_Given information:_
--------------------

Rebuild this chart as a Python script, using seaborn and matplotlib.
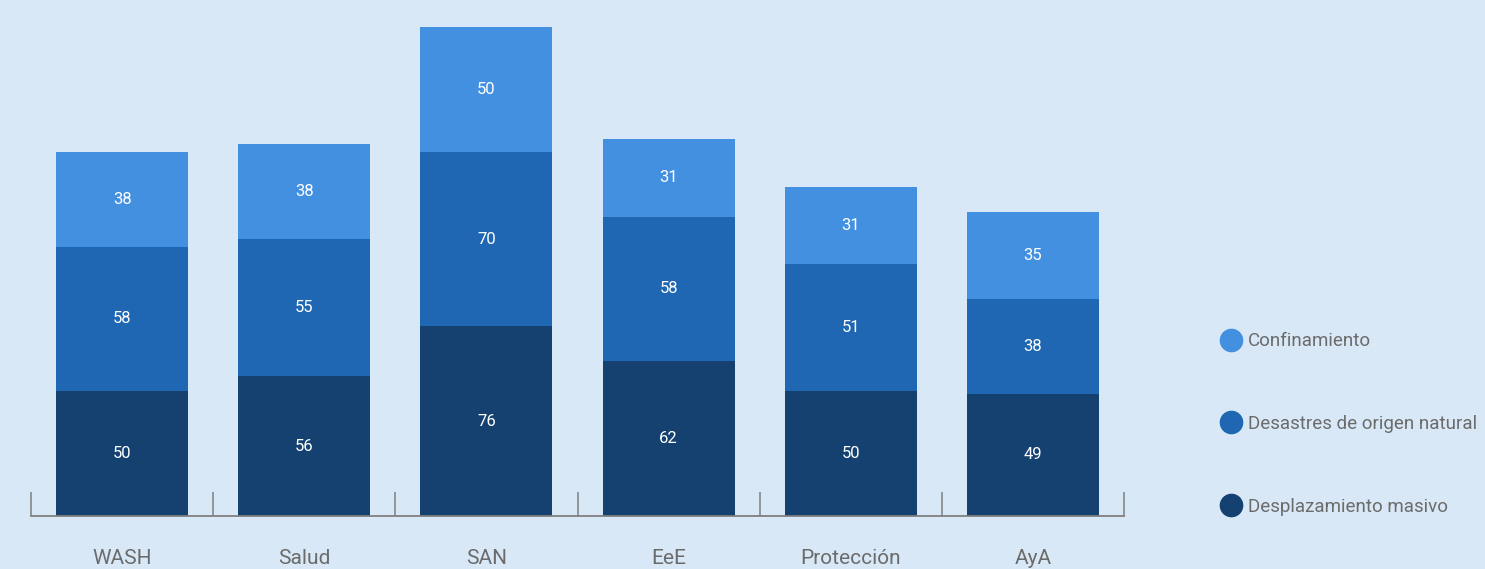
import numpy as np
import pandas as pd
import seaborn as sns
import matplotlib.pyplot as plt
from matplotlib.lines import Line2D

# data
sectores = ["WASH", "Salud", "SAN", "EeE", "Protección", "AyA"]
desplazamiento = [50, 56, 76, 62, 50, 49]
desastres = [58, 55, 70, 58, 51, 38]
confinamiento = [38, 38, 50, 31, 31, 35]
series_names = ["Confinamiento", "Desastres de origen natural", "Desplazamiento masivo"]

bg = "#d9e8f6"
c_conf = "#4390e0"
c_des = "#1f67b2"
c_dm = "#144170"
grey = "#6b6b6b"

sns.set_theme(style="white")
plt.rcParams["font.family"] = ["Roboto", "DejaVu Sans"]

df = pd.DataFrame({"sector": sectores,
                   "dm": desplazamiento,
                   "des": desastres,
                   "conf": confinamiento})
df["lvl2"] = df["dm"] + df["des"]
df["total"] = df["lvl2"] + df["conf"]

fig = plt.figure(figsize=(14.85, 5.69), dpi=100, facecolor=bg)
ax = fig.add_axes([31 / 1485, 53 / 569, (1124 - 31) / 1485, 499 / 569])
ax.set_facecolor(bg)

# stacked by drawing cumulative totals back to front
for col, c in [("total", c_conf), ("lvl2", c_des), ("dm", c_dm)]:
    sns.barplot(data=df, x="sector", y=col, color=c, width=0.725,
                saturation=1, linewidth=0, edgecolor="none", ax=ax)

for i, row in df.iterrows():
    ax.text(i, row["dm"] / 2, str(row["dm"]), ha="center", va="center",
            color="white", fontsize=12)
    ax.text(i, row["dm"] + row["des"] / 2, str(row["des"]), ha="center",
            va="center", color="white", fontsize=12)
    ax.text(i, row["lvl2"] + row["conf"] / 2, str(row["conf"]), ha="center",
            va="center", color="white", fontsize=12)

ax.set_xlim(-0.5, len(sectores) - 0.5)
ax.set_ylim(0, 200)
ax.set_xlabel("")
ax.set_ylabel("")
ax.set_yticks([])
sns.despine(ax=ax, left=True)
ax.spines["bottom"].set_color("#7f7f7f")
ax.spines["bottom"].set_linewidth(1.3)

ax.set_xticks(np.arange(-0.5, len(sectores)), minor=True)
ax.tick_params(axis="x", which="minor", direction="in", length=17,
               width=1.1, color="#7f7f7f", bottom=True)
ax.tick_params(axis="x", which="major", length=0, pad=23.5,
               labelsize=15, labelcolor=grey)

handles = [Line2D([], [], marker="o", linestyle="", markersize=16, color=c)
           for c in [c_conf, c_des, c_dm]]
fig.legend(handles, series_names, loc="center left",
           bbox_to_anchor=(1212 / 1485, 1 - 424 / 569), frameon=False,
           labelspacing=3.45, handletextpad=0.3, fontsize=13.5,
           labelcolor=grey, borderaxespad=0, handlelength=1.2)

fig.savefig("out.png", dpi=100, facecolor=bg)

--------------------

_What to work on:_
Repeat the lines above, starting at the first and stopping after the line that holds "from matplotlib.lines import Line2D", with the pictures left out.

_Solution to this task:_
Rebuild this chart as a Python script, using seaborn and matplotlib.
import numpy as np
import pandas as pd
import seaborn as sns
import matplotlib.pyplot as plt
from matplotlib.lines import Line2D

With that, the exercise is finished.